The Minnesota Board of Peace Officer Standards and Training is looking to prevent those with racist ideologies or ties to extremist groups from joining the ranks of law enforcement with a set of new rules.
The board, which licenses officers in the state, will soon vote on recommendations from two administrative law judges that found that the POST’s language in their new rules defining extremist groups needed to be made more precise.
Once the rules are voted on and approved by the board, they must then be approved by Chief Administrative Law Judge Jenny Starr and by the governor’s office. The rule change is expected to go into effect anywhere from April to late June.
The judges who approved the rulings were Eric Lipman and Suzanne Todnem.
In a 37-page report, the judges approved rules covering prohibitions against officers who use excessive force, but classified rules barring officers from membership or association with an “extremist hate” or “white supremacist” group to be too vague.

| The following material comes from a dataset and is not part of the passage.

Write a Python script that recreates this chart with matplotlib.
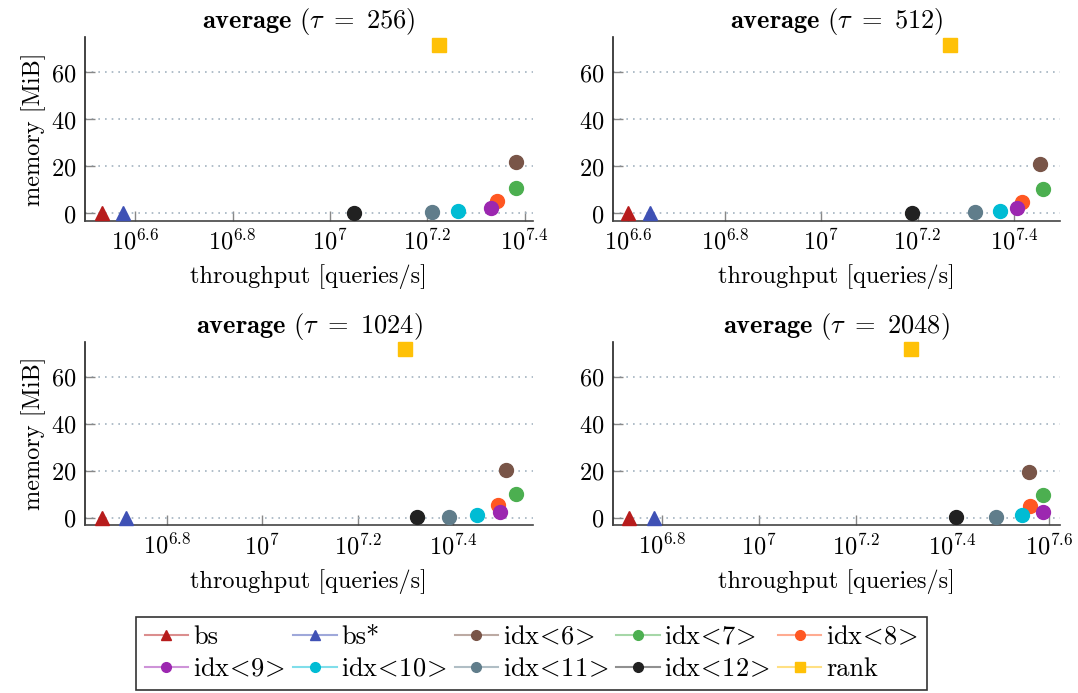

The judges recommended defining a hate or extremist group by a set of principles or statements from a group’s leaders or members that demonstrates it supports activities promoting “the use of threats, force, violence or criminal activity … against a local, state or federal entity or the officials of such an entity,” as well as “depriving or attempting to deprive individuals of their civil rights” under the Minnesota or U.S. constitutions.
Groups that advocate “for differences in the right to vote, speak, assemble, travel or maintain citizenship based on a person’s perceived race, color, creed, religion, national origin, disability, sex, sexual orientation, gender identity, public assistance status or any protected class as defined in Minnesota statutes or federal law” will also be included under the barred groups.
In addition, the rules ban the dissemination of materials promoting the use of threats, force, violence or criminal and seditious activity.
Furthermore, those who engage in cyber or social media posts, chats and forums or display insignia, colors, tattoos, hand signs, slogans or codes that may be associated with a group would also be barred from law enforcement work.
POST Board chair Kelly McCarthy said she agreed with the judges’ recommendations.
“Our rules should mirror our policies, and so when you look at the threats we face as a country and as a profession, extremism is at the top of the list,” she said.
Chuck Wexler, executive director of the Police Executive Research Forum, said the POST’s rules are becoming prevalent among departments across the country.
“Departments are very concerned about hiring anyone who has any ties to extremist groups,” he said.
McCarthy also said that under the new rules, the POST board would launch investigations if officers are alleged to belong to an extremist group that could jeopardize their peace officer license.